Precedente no TRF 4:
(b) a vedação contida no art. 2366 do Código Eleitoral (Lei nº 4.737/65)é instrumento que serve à preservação da liberdade do eleitor e do próprio sistema democrático, diz respeito ao cumprimento de ordens de prisão afora das hipóteses admitidas na disciplina legal; (c) a restrição contida no art. 236 do Código Eleitoral não tem aplicação nos casos em que o agente, por alguma razão, já se encontra com a liberdade mitigada por conta de ordem judicial válida previamente ao período de restrição. (TRF-4 – HC: 50434933120164040000 5043493-31.2016.4.04.0000, Relator: JOÃO PEDRO GEBRAN NETO, Data de Julgamento: 14/12/2016, OITAVA TURMA)
Precedente no TRF 3:
“Mandado de prisão preventiva expedido antes do período eleitoral de réu foragido que utilizou o período eleitoral para transitar por aeroportos. A garantia do eleitor não pode ser utilizada como escudo para quem se furta ao cumprimento de ordem judicial de prisão expedido há muito tempo antes do período de blindagem contra prisões eleitorais. (Processo 5025073-34.2018.4.03.0000 – 11ª Turma do Tribunal Regional Federal da 3ª Região negou Habeas Corpus)”.

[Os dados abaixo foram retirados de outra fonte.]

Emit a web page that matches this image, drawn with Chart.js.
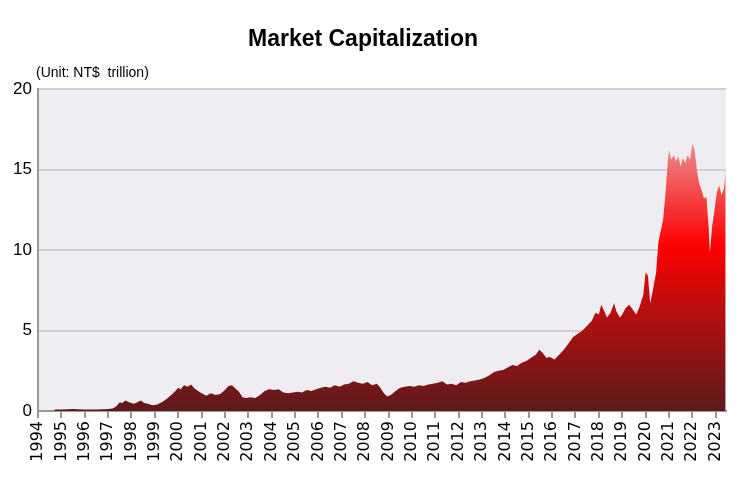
<html lang="en">
<head>
<meta charset="UTF-8">
<title>Market Capitalization</title>
<script src="https://cdn.jsdelivr.net/npm/chart.js@4"></script>
<style>
  body { margin: 0; background: #fff; }
  #wrap { width: 738px; height: 488px; }
</style>
</head>
<body>
<div id="wrap"><canvas id="graph" width="738" height="488"></canvas></div>
<script>
// time in decimal years, value in NT$ trillion
const years = [
  1994.7, 1995.0, 1995.5, 1996.0, 1996.5, 1997.0, 1997.2, 1997.35, 1997.5, 1997.6, 1997.75, 1997.9,
  1998.1, 1998.25, 1998.4, 1998.55, 1998.7, 1998.9, 1999.1, 1999.3, 1999.5, 1999.7, 1999.85,
  2000.0, 2000.1, 2000.25, 2000.4, 2000.55, 2000.7, 2000.85, 2001.0, 2001.2, 2001.4, 2001.6, 2001.8,
  2002.0, 2002.15, 2002.3, 2002.45, 2002.6, 2002.75, 2002.9, 2003.1, 2003.3, 2003.5, 2003.7, 2003.9,
  2004.1, 2004.3, 2004.5, 2004.7, 2004.9, 2005.1, 2005.3, 2005.5, 2005.7, 2005.9, 2006.1, 2006.3,
  2006.5, 2006.7, 2006.9, 2007.1, 2007.3, 2007.5, 2007.7, 2007.9, 2008.1, 2008.3, 2008.5, 2008.65,
  2008.8, 2008.95, 2009.1, 2009.3, 2009.5, 2009.7, 2009.9, 2010.1, 2010.3, 2010.5, 2010.7, 2010.9,
  2011.1, 2011.3, 2011.5, 2011.7, 2011.9, 2012.1, 2012.3, 2012.5, 2012.7, 2012.9, 2013.1, 2013.3,
  2013.5, 2013.7, 2013.9, 2014.1, 2014.3, 2014.5, 2014.7, 2014.9, 2015.1, 2015.3, 2015.45, 2015.6,
  2015.75, 2015.9, 2016.1, 2016.3, 2016.5, 2016.7, 2016.9, 2017.1, 2017.3, 2017.5, 2017.7, 2017.85,
  2018.0, 2018.1, 2018.2, 2018.35, 2018.5, 2018.65, 2018.75, 2018.9, 2019.0, 2019.15, 2019.3, 2019.45,
  2019.6, 2019.75, 2019.9, 2020.0, 2020.1, 2020.2, 2020.3, 2020.45, 2020.55, 2020.65, 2020.75, 2020.85,
  2020.95, 2021.0, 2021.1, 2021.2, 2021.3, 2021.4, 2021.5, 2021.6, 2021.7, 2021.8, 2021.9, 2022.0,
  2022.1, 2022.2, 2022.3, 2022.4, 2022.5, 2022.6, 2022.7, 2022.75, 2022.85, 2022.95, 2023.05, 2023.15,
  2023.25, 2023.35, 2023.43
];
const capValues = [
  0.1, 0.1, 0.12, 0.1, 0.1, 0.12, 0.15, 0.3, 0.55, 0.5, 0.65, 0.55,
  0.45, 0.55, 0.65, 0.5, 0.45, 0.35, 0.4, 0.55, 0.75, 1.0, 1.2,
  1.45, 1.35, 1.6, 1.5, 1.65, 1.4, 1.25, 1.1, 0.95, 1.1, 1.0, 1.05,
  1.3, 1.55, 1.6, 1.4, 1.2, 0.85, 0.8, 0.85, 0.8, 1.0, 1.25, 1.35,
  1.3, 1.35, 1.15, 1.1, 1.15, 1.2, 1.15, 1.3, 1.25, 1.35, 1.45, 1.5,
  1.45, 1.6, 1.5, 1.65, 1.7, 1.85, 1.75, 1.7, 1.8, 1.6, 1.7, 1.45,
  1.1, 0.9, 1.0, 1.25, 1.45, 1.5, 1.55, 1.5, 1.6, 1.55, 1.65, 1.7,
  1.75, 1.85, 1.65, 1.7, 1.6, 1.8, 1.75, 1.85, 1.9, 1.95, 2.05, 2.2,
  2.4, 2.5, 2.55, 2.7, 2.85, 2.8, 3.0, 3.1, 3.3, 3.5, 3.8, 3.6,
  3.3, 3.35, 3.2, 3.5, 3.8, 4.2, 4.6, 4.8, 5.0, 5.3, 5.6, 6.1,
  6.0, 6.6, 6.3, 5.8, 6.1, 6.7, 6.2, 5.8, 6.0, 6.4, 6.6, 6.3,
  6.0, 6.5, 7.2, 8.6, 8.4, 6.7, 7.4, 8.6, 10.5, 11.2, 11.9, 13.5,
  15.5, 16.2, 15.6, 15.9, 15.5, 15.8, 15.2, 15.7, 15.4, 15.9, 15.6, 16.6,
  16.2, 14.9, 14.1, 13.7, 13.2, 13.3, 11.4, 9.8, 11.5, 12.5, 13.6, 14.0,
  13.4, 13.8, 14.9
];
const yearTicks = [];
for (let y = 1994; y <= 2023; y++) yearTicks.push(y);

const points = years.map((y, i) => ({ x: y, y: capValues[i] }));

const textPlugin = {
  id: 'texts',
  beforeDraw(chart) {
    const { ctx, chartArea: a } = chart;
    ctx.save();
    ctx.fillStyle = '#efedf1';
    ctx.fillRect(a.left, a.top, a.right - a.left, a.bottom - a.top);
    ctx.restore();
  },
  afterDraw(chart) {
    const { ctx } = chart;
    ctx.save();
    ctx.fillStyle = '#000';
    ctx.textBaseline = 'middle';
    ctx.textAlign = 'center';
    ctx.font = 'bold 23px "Liberation Sans", Arial, sans-serif';
    ctx.fillText('Market Capitalization', 363, 40);
    ctx.textAlign = 'left';
    ctx.font = '14px "Liberation Sans", Arial, sans-serif';
    ctx.fillText('(Unit: NT$  trillion)', 36, 73);
    ctx.restore();
  }
};

const ctx = document.getElementById('graph').getContext('2d');
new Chart(ctx, {
  type: 'line',
  data: {
    datasets: [{
      data: points,
      fill: 'origin',
      borderWidth: 0,
      pointRadius: 0,
      tension: 0,
      backgroundColor(c) {
        const a = c.chart.chartArea;
        if (!a) return '#8b1a1a';
        const ys = c.chart.scales.y;
        const g = c.chart.ctx.createLinearGradient(0, a.bottom, 0, ys.getPixelForValue(16.5));
        g.addColorStop(0, '#5e1a1c');
        g.addColorStop(0.35, '#b01010');
        g.addColorStop(0.62, '#ff0000');
        g.addColorStop(1, '#e98a8e');
        return g;
      }
    }]
  },
  options: {
    responsive: false,
    animation: false,
    layout: { padding: { top: 89, right: 7, left: 0, bottom: 0 } },
    plugins: { legend: { display: false }, tooltip: { enabled: false } },
    scales: {
      x: {
        type: 'linear',
        min: 1994,
        max: 2023.43,
        afterBuildTicks(s) { s.ticks = yearTicks.map(v => ({ value: v })); },
        afterFit(s) { s.height = 77; },
        border: { color: '#999', width: 2 },
        grid: { drawOnChartArea: false, drawTicks: true, tickLength: 7, color: '#999', lineWidth: 2 },
        ticks: {
          autoSkip: false,
          maxRotation: 90,
          minRotation: 90,
          color: '#000',
          font: { size: 16, family: '"DejaVu Sans", sans-serif' },
          callback: v => String(v)
        }
      },
      y: {
        min: 0,
        max: 20,
        afterFit(s) { s.width = 38; },
        border: { color: '#999', width: 2 },
        grid: { color: '#d0d0d0', lineWidth: 2, drawTicks: false },
        ticks: {
          stepSize: 5,
          padding: 6,
          color: '#000',
          font: { size: 17, family: '"Liberation Sans", Arial, sans-serif' }
        }
      }
    }
  },
  plugins: [textPlugin]
});
</script>
</body>
</html>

Não pode o Código Eleitoral, norma infraconstitucional, estabelecer restrições às espécies de prisão constitucionalmente estabelecidas, haja vista que o inciso LXI do artigo 5º da Constituição Federal expressamente prevê que “ninguém será preso senão em flagrante delito ou por ordem escrita e fundamentada da autoridade judiciária competente”.(Habeas Corpus nº 0027246-58.2014.4.03.0000, 5ª Turma do TRF da 3ª Região, Rel. Paulo Fontes. j. 01.12.2014, unânime, DE 10.12.2014)
6- AD CONCLUSIO
Há um projeto de lei revogando o artigo 236 do Código Eleitoral em que o princípio da proporcionalidade é usado com muita propriedade na justificativa do Projeto de Lei:
(…) sopesando o direito de voto e o direito de segurança da sociedade contra os indivíduos que atentam contra os valores que lhe são caros, o legislador preferiu o primeiro, estabelecendo algumas exceções. No entanto, passadas mais de quatro décadas da entrada em vigor da norma e vivendo nós hoje em um mundo muito mais violento, penso que não mais se justifica tal garantia eleitoral. O livre exercício do sufrágio há de ser garantido de outra forma, mas não mais dando um salvo-conduto de uma semana a inúmeros criminosos, para que circulem tranquilamente no período das eleições. Em conclusão, embora o Código Eleitoral só permita, cinco dias antes e até quarenta e oito horas depois do encerramento da eleição, a prisão em flagrante delito, a prisão em virtude de sentença criminal condenatória por crime inafiançável e a prisão por desrespeito a salvo-conduto,podemos afirmar que qualquer prisão realizada no período supracitado, dentro dos limites da Constituição Federal, pode sempre ser executada.
[1] (Considerações sobre o artigo 236 do Código Eleitoral. In Revista do TRE/RS, n. 25, julho/dezembro 2007, ano XII, p.78).
[2] (No mesmo sentido: LEIRIA, Cláudio da Silva, op. cit, p. 83).
[3] SANTOS, Carlos Maximiliano Pereira dos. Hermenêutica e aplicação do Direito. 19. ed. São Paulo: Forense, 2005. p. 136.